-- Start Dataset section --
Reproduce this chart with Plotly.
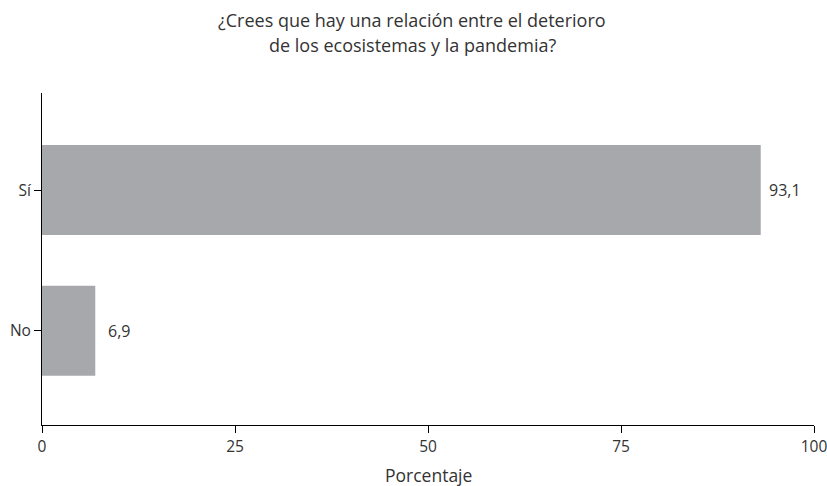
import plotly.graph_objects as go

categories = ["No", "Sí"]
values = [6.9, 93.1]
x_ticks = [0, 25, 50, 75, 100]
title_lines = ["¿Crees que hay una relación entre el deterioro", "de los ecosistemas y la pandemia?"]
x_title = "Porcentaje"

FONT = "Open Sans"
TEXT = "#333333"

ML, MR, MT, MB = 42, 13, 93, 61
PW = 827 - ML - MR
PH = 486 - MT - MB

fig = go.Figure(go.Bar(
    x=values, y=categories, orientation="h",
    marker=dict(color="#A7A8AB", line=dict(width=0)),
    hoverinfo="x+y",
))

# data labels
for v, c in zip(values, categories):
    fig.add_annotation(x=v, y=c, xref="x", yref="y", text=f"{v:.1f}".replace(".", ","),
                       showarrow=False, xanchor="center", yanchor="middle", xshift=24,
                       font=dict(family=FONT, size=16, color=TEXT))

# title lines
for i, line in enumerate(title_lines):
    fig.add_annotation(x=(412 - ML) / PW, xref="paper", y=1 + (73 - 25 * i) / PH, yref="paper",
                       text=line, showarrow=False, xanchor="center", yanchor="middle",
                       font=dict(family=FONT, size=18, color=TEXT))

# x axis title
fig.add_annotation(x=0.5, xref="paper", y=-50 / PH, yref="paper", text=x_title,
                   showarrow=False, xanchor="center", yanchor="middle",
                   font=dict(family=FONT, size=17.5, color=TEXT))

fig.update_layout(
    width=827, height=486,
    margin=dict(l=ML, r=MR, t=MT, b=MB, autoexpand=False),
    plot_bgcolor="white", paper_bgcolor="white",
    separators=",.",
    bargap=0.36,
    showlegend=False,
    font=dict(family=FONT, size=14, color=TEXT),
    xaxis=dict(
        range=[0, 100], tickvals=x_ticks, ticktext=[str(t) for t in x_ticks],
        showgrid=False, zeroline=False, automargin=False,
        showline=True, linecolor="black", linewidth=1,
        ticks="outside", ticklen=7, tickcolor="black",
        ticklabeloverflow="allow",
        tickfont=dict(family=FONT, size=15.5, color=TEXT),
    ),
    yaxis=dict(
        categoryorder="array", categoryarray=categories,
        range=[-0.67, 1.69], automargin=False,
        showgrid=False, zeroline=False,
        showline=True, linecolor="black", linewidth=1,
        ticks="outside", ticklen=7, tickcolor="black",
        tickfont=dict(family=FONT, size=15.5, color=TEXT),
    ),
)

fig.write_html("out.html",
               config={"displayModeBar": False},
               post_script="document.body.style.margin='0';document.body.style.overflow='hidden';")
-- End Dataset section --
*Description of the task:*
Write out exactly the lines between the start of the data and the line with "font=dict(family=FONT, size=16, color=TEXT))", including both, but none of the pictures.

*Written solution:*
Reproduce this chart with Plotly.
import plotly.graph_objects as go

categories = ["No", "Sí"]
values = [6.9, 93.1]
x_ticks = [0, 25, 50, 75, 100]
title_lines = ["¿Crees que hay una relación entre el deterioro", "de los ecosistemas y la pandemia?"]
x_title = "Porcentaje"

FONT = "Open Sans"
TEXT = "#333333"

ML, MR, MT, MB = 42, 13, 93, 61
PW = 827 - ML - MR
PH = 486 - MT - MB

fig = go.Figure(go.Bar(
    x=values, y=categories, orientation="h",
    marker=dict(color="#A7A8AB", line=dict(width=0)),
    hoverinfo="x+y",
))

# data labels
for v, c in zip(values, categories):
    fig.add_annotation(x=v, y=c, xref="x", yref="y", text=f"{v:.1f}".replace(".", ","),
                       showarrow=False, xanchor="center", yanchor="middle", xshift=24,
                       font=dict(family=FONT, size=16, color=TEXT))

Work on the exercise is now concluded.